Regio- and Stereospecific Conversion of 4-Alkylphenols by the Covalent Flavoprotein Vanillyl-Alcohol Oxidase

Abstract

ABSTRACT The regio- and stereospecific conversion of prochiral 4-alkylphenols by the covalent flavoprotein vanillyl-alcohol oxidase was investigated. The enzyme was active, with 4-alkylphenols bearing aliphatic side chains of up to seven carbon atoms. Optimal catalytic efficiency occurred with 4-ethylphenol and 4- n -propylphenols. These short-chain 4-alkylphenols are stereoselectively hydroxylated to the corresponding ( R )-1-(4′-hydroxyphenyl)alcohols (F. P. Drijfhout, M. W. Fraaije, H. Jongejan, W. J. H. van Berkel, and M. C. R. Franssen, Biotechnol. Bioeng. 59:171–177, 1998). ( S )-1-(4′-Hydroxyphenyl)ethanol was found to be a far better substrate than ( R )-1-(4′-hydroxyphenyl)ethanol, explaining why during the enzymatic conversion of 4-ethylphenol nearly no 4-hydroxyacetophenone is formed.

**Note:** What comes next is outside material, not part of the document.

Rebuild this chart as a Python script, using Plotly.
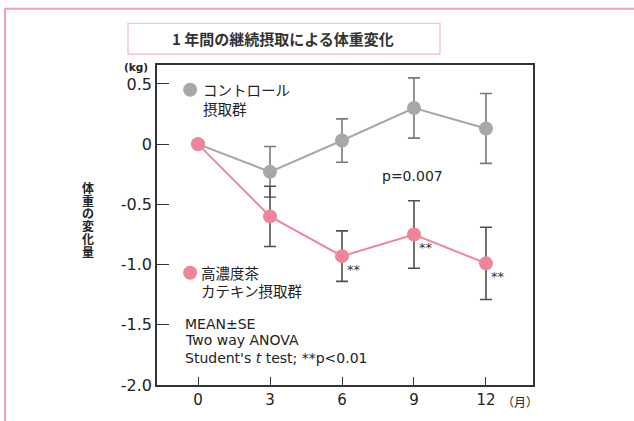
import plotly.graph_objects as go

months = [0, 3, 6, 9, 12]
control_mean = [0.0, -0.23, 0.03, 0.30, 0.13]
control_se = [None, 0.21, 0.18, 0.25, 0.29]
catechin_mean = [0.0, -0.60, -0.93, -0.75, -0.99]
catechin_se = [None, 0.25, 0.21, 0.28, 0.30]
sig_months = [6, 9, 12]
sig_labels = ["**", "**", "**"]
y_ticks = [0.5, 0, -0.5, -1.0, -1.5, -2.0]
y_tick_labels = ["0.5", "0", "-0.5", "-1.0", "-1.5", "-2.0"]
y_title_chars = ["体", "重", "の", "変", "化", "量"]
stats_lines = ["MEAN±SE", "Two way ANOVA", "Student's <i>t</i> test; **p<0.01"]

GRAY = "#a6a7ab"
PINK = "#f0849b"
LAT = "DejaVu Sans, sans-serif"
JP = "Noto Sans CJK JP, sans-serif"

# page-pixel helpers for layout positions (plot area: x 157..533, y 65..387)
def px(X):
    return (X - 157) / 376.0

def py(Y):
    return (387 - Y) / 322.0

fig = go.Figure()
fig.add_trace(go.Scatter(
    x=months, y=control_mean, mode="lines+markers",
    line=dict(color=GRAY, width=2),
    marker=dict(color=GRAY, size=14),
    error_y=dict(type="data", array=control_se, color="#7a7a7a", thickness=1.6, width=6),
    showlegend=False))
fig.add_trace(go.Scatter(
    x=months, y=catechin_mean, mode="lines+markers",
    line=dict(color=PINK, width=2),
    marker=dict(color=PINK, size=14),
    error_y=dict(type="data", array=catechin_se, color="#505050", thickness=1.6, width=6),
    showlegend=False))

# significance marks
for m, lab in zip(sig_months, sig_labels):
    idx = months.index(m)
    fig.add_annotation(x=m, y=catechin_mean[idx], text=lab, showarrow=False,
                       xanchor="left", yanchor="middle", xshift=3, yshift=-13,
                       font=dict(family=LAT, size=13, color="#333"))

# legend-like markers and labels
fig.add_trace(go.Scatter(x=[-0.33], y=[0.451], mode="markers",
                         marker=dict(color=GRAY, size=14), showlegend=False, hoverinfo="skip"))
fig.add_trace(go.Scatter(x=[-0.33], y=[-1.068], mode="markers",
                         marker=dict(color=PINK, size=14), showlegend=False, hoverinfo="skip"))
for txt, yv in [("コントロール", 0.451), ("摂取群", 0.292)]:
    fig.add_annotation(x=0.12, y=yv, text=txt, showarrow=False, xanchor="left", yanchor="middle",
                       font=dict(family=JP, size=14.5, color="#222"))
for txt, yv in [("高濃度茶", -1.068), ("カテキン摂取群", -1.218)]:
    fig.add_annotation(x=0.06, y=yv, text=txt, showarrow=False, xanchor="left", yanchor="middle",
                       font=dict(family=JP, size=14.5, color="#222"))
for txt, yv in zip(stats_lines, [-1.493, -1.630, -1.776]):
    fig.add_annotation(x=-0.61, y=yv, text=txt, showarrow=False, xanchor="left", yanchor="middle",
                       font=dict(family=LAT, size=14, color="#222"))
fig.add_annotation(x=8.92, y=-0.264, text="p=0.007", showarrow=False,
                   xanchor="center", yanchor="middle",
                   font=dict(family=LAT, size=14, color="#222"))

# axis unit labels and title
fig.add_annotation(xref="paper", yref="paper", x=px(136), y=py(67.5), text="<b>(kg)</b>",
                   showarrow=False, xanchor="center", yanchor="middle",
                   font=dict(family=LAT, size=10.5, color="#222"))
fig.add_annotation(xref="paper", yref="paper", x=px(520), y=py(404), text="（月）",
                   showarrow=False, xanchor="center", yanchor="middle",
                   font=dict(family=JP, size=12, color="#222"))
for i, ch in enumerate(y_title_chars):
    fig.add_annotation(xref="paper", yref="paper", x=px(88), y=py(188 + 12.9 * i),
                       text="<b>" + ch + "</b>", showarrow=False,
                       xanchor="center", yanchor="middle",
                       font=dict(family=JP, size=12, color="#222"))

# title box
fig.add_shape(type="rect", xref="paper", yref="paper", x0=px(128), x1=px(440), y0=py(54), y1=py(23),
              line=dict(color="#f5b7c3", width=1.2), fillcolor="white", layer="below")
fig.add_annotation(xref="paper", yref="paper", x=px(283), y=py(38.5),
                   text="<b>1 年間の継続摂取による体重変化</b>",
                   showarrow=False, xanchor="center", yanchor="middle",
                   font=dict(family=JP, size=15, color="#333"))
# outer border
fig.add_shape(type="rect", xref="paper", yref="paper", x0=px(5), x1=px(660), y0=py(440), y1=py(8.5),
              line=dict(color="#f3a0b1", width=2), layer="below")

fig.update_xaxes(range=[-1.71, 13.96], tickvals=months, ticktext=[str(m) for m in months],
                 ticks="inside", ticklen=8, tickwidth=1.2, tickcolor="#333",
                 showline=True, linecolor="#333", linewidth=1.6, mirror=True,
                 showgrid=False, zeroline=False,
                 tickfont=dict(family=LAT, size=15, color="#222"))
fig.update_yaxes(range=[-2.0, 0.657], tickvals=y_ticks, ticktext=y_tick_labels,
                 ticks="inside", ticklen=12, tickwidth=1.2, tickcolor="#333",
                 showline=True, linecolor="#333", linewidth=1.6, mirror=True,
                 showgrid=False, zeroline=False,
                 tickfont=dict(family=LAT, size=16, color="#222"))
fig.update_layout(width=634, height=421, margin=dict(l=157, r=101, t=65, b=34),
                  plot_bgcolor="white", paper_bgcolor="white")
fig.write_html("out.html", config={"displayModeBar": False},
               post_script="document.body.style.margin='0';document.body.style.overflow='hidden';")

Medium-chain 4-alkylphenols were exclusively converted by vanillyl-alcohol oxidase to the corresponding 1-(4′-hydroxyphenyl)alkenes. The relative cis-trans stereochemistry of these reactions was strongly dependent on the nature of the alkyl side chain. The enzymatic conversion of 4- sec -butylphenol resulted in two (4′-hydroxyphenyl)- sec -butene isomers with identical masses but different fragmentation patterns. We conclude that the water accessibility of the enzyme active site and the orientation of the hydrophobic alkyl side chain of the substrate are of major importance in determining the regiospecific and stereochemical outcome of vanillyl-alcohol oxidase-mediated conversions of 4-alkylphenols.